During the opening ceremony, the Vice Minister Serik Irsaliev mentioned that the Government expects the World Bank participation to provide a high level of international expertise and project management. “The labor market will have modern standards for employees as a result the Project, “ said Mr. Irsaliev. “Based on these standards we will update educational standards and programs. In order to implement new programs lyceums will be equipped with modern facilities. This will allow us to provide training of personnel which will be capable in implementing advanced technologies and providing high productivity. Our Ministry will have the general responsibility for project implementation. But we will rely on advice from the National, Industrial and Regional Skill Councils," – he added.
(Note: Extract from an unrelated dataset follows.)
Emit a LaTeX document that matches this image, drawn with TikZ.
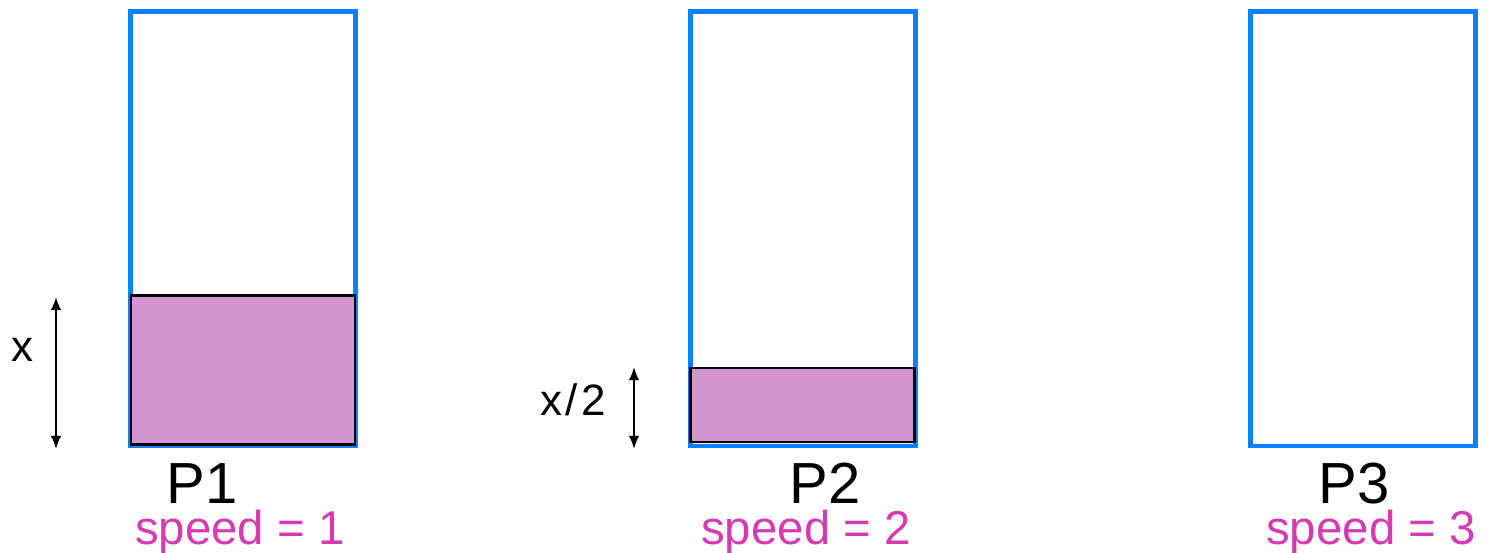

“The Project will assist the Republic of Kazakhstan in improving the quality, relevance and efficiency of technical and vocational education through an improved policy framework and institutional capacity,” said Sebnem Akkaya, World Bank Country Manager for Kazakhstan. “The World Bank is very proud to team up with the Government for the implementation of this project. Going forward, it is necessary to focus on further advancing the country’s competitiveness by strengthening institutions, improving education, and investing in people.”
 
The project will help raise the rate of returns to TVE as the skills and competencies of the graduates of the “new” TVE system are significantly enhanced and match the demand of the dynamic labor market; and contribute to increased workforce productivity and competitiveness.

Few days earlier the project was presented to employers, teachers, and trade unions in Shymkent city, South Kazakhstan region with participation of the same range of stakeholders from nearby regions.  The Government is planning to take similar launch events to other regions for reaching out to a wider set of stakeholders and potential beneficiaries for their support of the reforms that the project finances.